What is asked: Return, without pictures, the lines from the start of the data through the one that contains "import * as".

Information supplied:

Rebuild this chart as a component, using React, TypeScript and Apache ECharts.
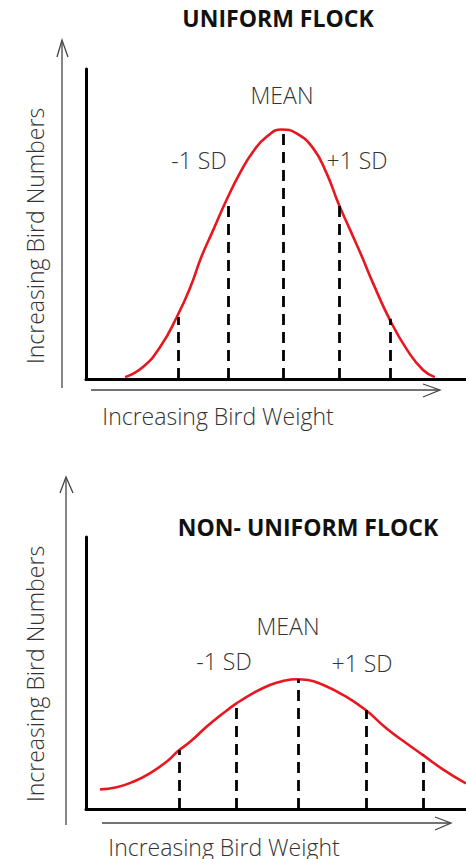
import React, { useEffect, useRef } from "react";
import * as echarts from "echarts";

// Top chart (uniform flock) – weight units 0..100, bird-number units 0..100
const uniformWeight = [10.3, 15.0, 19.5, 23.9, 27.4, 30.4, 33.5, 37.0, 40.5, 44.0, 47.6, 51.5, 55.4, 59.8, 63.3, 66.4, 69.5, 72.6, 75.5, 80.0, 84.5, 88.7, 91.8];
const uniformCount = [0.6, 3.9, 10.3, 20.0, 29.4, 39.5, 48.1, 57.8, 66.4, 73.4, 78.2, 80.5, 79.2, 74.4, 66.4, 56.7, 48.1, 39.5, 31.0, 19.0, 9.4, 2.9, 0.6];
const uniformSdWeight = [24.2, 37.4, 52.0, 66.6, 80.0];
const uniformSdCount = [20.0, 57.7, 80.6, 56.8, 19.4];

// Bottom chart (non-uniform flock)
const nonUniformWeight = [3.7, 8.1, 12.4, 16.8, 21.2, 24.3, 27.4, 31.8, 36.1, 39.7, 44.0, 48.4, 51.9, 55.4, 58.4, 61.6, 67.7, 73.6, 79.1, 84.4, 88.6, 94.0, 100];
const nonUniformCount = [7.2, 8.0, 10.0, 13.1, 17.4, 21.4, 24.7, 30.3, 35.2, 38.9, 42.6, 45.6, 47.1, 47.7, 47.4, 46.1, 41.9, 36.4, 29.6, 24.1, 19.9, 14.5, 9.4];
const nonUniformSdWeight = [24.5, 39.5, 55.8, 73.7, 88.7];
const nonUniformSdCount = [21.7, 38.6, 47.8, 36.4, 19.9];

const titles = ["UNIFORM FLOCK", "NON- UNIFORM FLOCK"];
const sdLabels = ["-1 SD", "MEAN", "+1 SD"];
const xAxisTitle = "Increasing Bird Weight";
const yAxisTitle = "Increasing Bird Numbers";

const RED = "#e8161e";
const TEXT = "#333333";
const FONT = "'Open Sans', 'Noto Sans', sans-serif";

function curveSeries(idx: number, w: number[], c: number[], sdW: number[], sdC: number[]) {
  return {
    type: "line",
    xAxisIndex: idx,
    yAxisIndex: idx,
    data: w.map((v, i) => [v, c[i]]),
    smooth: 0.5,
    symbol: "none",
    lineStyle: { color: RED, width: 2.6 },
    z: 3,
    markLine: {
      silent: true,
      symbol: ["none", "none"],
      label: { show: false },
      lineStyle: { color: "#000", width: 2.8, type: [11, 7] },
      data: sdW.map((v, i) => [{ coord: [v, 0] }, { coord: [v, sdC[i]] }]),
    },
  };
}

function axisOf(idx: number) {
  return {
    gridIndex: idx,
    type: "value",
    min: 0,
    max: 100,
    axisLine: { show: true, onZero: false, lineStyle: { color: "#000", width: 3 } },
    axisTick: { show: false },
    axisLabel: { show: false },
    splitLine: { show: false },
  };
}

function txt(text: string, x: number, y: number, size: number, weight: any, extra: any = {}) {
  return {
    type: "text",
    x,
    y,
    ...extra,
    style: {
      text,
      x: 0,
      y: 0,
      fill: weight === "bold" ? "#111" : TEXT,
      font: `${weight} ${size}px ${FONT}`,
      textAlign: "center",
      textVerticalAlign: "middle",
    },
  };
}

function arrowLine(x1: number, y1: number, x2: number, y2: number) {
  return { type: "line", shape: { x1, y1, x2, y2 }, style: { stroke: "#444", lineWidth: 1.3 } };
}
function chevron(points: number[][]) {
  return { type: "polyline", shape: { points }, style: { stroke: "#444", lineWidth: 1.3, fill: "none" } };
}

export default function App() {
  const ref = useRef<HTMLDivElement>(null);
  useEffect(() => {
    if (!ref.current) return;
    const chart = echarts.init(ref.current, undefined, { renderer: "svg" });
    chart.setOption({
      animation: false,
      backgroundColor: "#ffffff",
      grid: [
        { left: 86, top: 69, width: 380, height: 310 },
        { left: 86, top: 537, width: 380, height: 272 },
      ],
      xAxis: [axisOf(0), axisOf(1)],
      yAxis: [axisOf(0), axisOf(1)],
      series: [
        curveSeries(0, uniformWeight, uniformCount, uniformSdWeight, uniformSdCount),
        curveSeries(1, nonUniformWeight, nonUniformCount, nonUniformSdWeight, nonUniformSdCount),
      ],
      graphic: [
        // top chart texts
        txt(titles[0], 278, 18, 23, "bold"),
        txt(sdLabels[1], 282, 95, 23, 300),
        txt(sdLabels[0], 199, 160, 23, 300),
        txt(sdLabels[2], 357, 160, 23, 300),
        txt(xAxisTitle, 218, 416, 23, 300),
        txt(yAxisTitle, 0, 0, 23, 300, { x: 35, y: 236, rotation: Math.PI / 2 }),
        // top arrows
        arrowLine(62, 41, 62, 388),
        chevron([[57, 57], [62, 40], [68, 57]]),
        arrowLine(91, 390, 439, 390),
        chevron([[423, 384], [440, 390], [423, 397]]),
        // bottom chart texts
        txt(titles[1], 308, 527, 23, "bold"),
        txt(sdLabels[1], 288, 626, 23, 300),
        txt(sdLabels[0], 224, 661, 23, 300),
        txt(sdLabels[2], 362, 663, 23, 300),
        txt(xAxisTitle, 224, 847, 23, 300),
        txt(yAxisTitle, 0, 0, 23, 300, { x: 35, y: 674, rotation: Math.PI / 2 }),
        // bottom arrows
        arrowLine(66, 478, 66, 825),
        chevron([[60, 493], [66, 477], [73, 493]]),
        arrowLine(102, 823, 450, 823),
        chevron([[435, 817], [451, 823], [435, 830]]),
      ],
    });
    return () => chart.dispose();
  }, []);
  return (
    <div
      ref={ref}
      style={{ position: "fixed", left: 0, top: 0, width: 466, height: 859, background: "#fff" }}
    />
  );
}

Written answer:
Rebuild this chart as a component, using React, TypeScript and Apache ECharts.
import React, { useEffect, useRef } from "react";
import * as echarts from "echarts";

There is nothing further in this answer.